O sonho de ser músico jamais foi descartado por Zattera, mesmo depois de perder a visão aos 7 anos de idade. Em Porto Alegre, ele atuou durante vários anos como músico profissional, principalmente com música popular e flamenco. Com a ajuda de muitas pessoas e também por seu talento e aplicação manteve-se na escola convencional em sua cidade de origem, Caxias do Sul (RS), até o ensino médio.

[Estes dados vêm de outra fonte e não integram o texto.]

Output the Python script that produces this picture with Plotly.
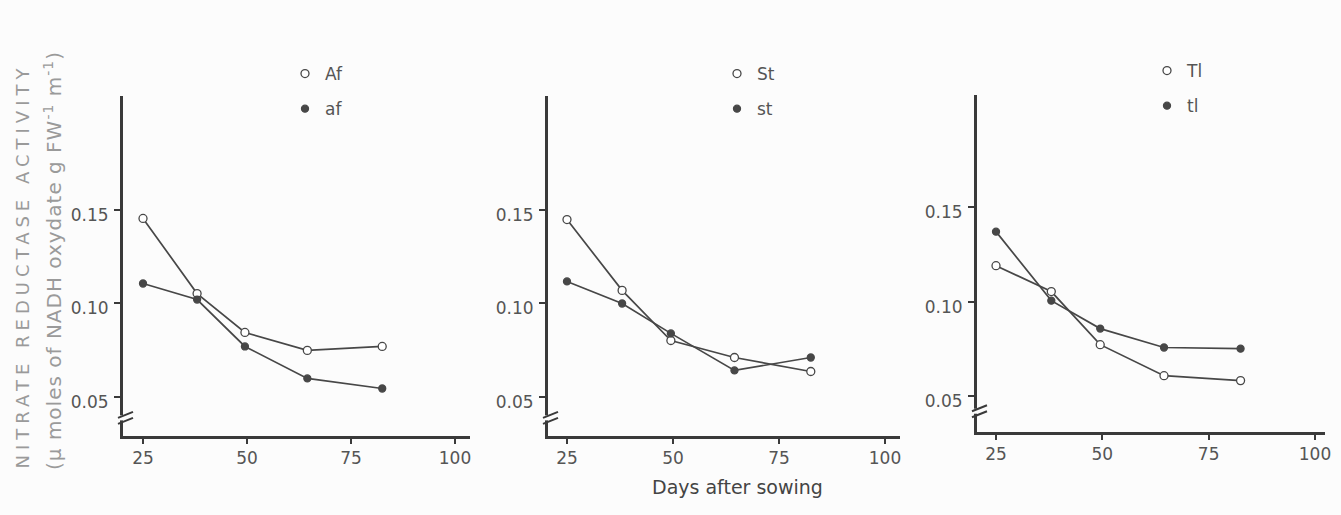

Na graduação em Porto Alegre, uma de suas professoras não percebeu que ele era cego e perguntou: “Todos conseguem ver?”. A que ele respondeu: “Eu não”. A mesma professora, Any Raquel Carvalho, passou a ser uma de suas principais incentivadoras e começou a estudar braile. Nesta época, estudou também com o maestro Antônio Carlos Borges-Cunha, regente da orquestra do Teatro São Pedro de Porto Alegre. Em março de 2010, o Maestro Borges-Cunha foi coorientador de Zattera na sua defesa de Doutorado na University of Washington Seattle, nos Estados Unidos. “Ele me ajudou a escrever a dissertação e discutir soluções. Mesmo não existindo tecnologia, aqui no Brasil os professores sempre deram um jeito de eu aprender”, lembra Zattera.

O musico lembra-se que quando se acidentou, apesar de não ter recursos financeiros, sua mãe, viúva, extrapolou a perspectiva de ele não poder estudar. Ela encontrou apoio em muitas pessoas que o ensinaram o braile, o que fez com que ele ingressasse num colégio convencional. “A música foi a principal responsável por minha integração com as pessoas. Já no colégio, começou a compor e integrava grupos musicais”, lembra Zattera.

Agora no pós-doutorado, a esperança de integração está na comunidade da Unicamp, que acredita que a história de Zattera, assim como a de Fabiana, atraia alunos e professores cegos a frequentarem a universidade. Para Carrasco, a vinda de Fabiana e Zattera para a universidade depois de quase 45 anos de sua fundação mostra uma abertura para receber esses alunos, mas ao mesmo tempo leva a refletir sobre a demora do Brasil em se organizar para receber esses alunos em suas universidades, na opinião de Carrasco.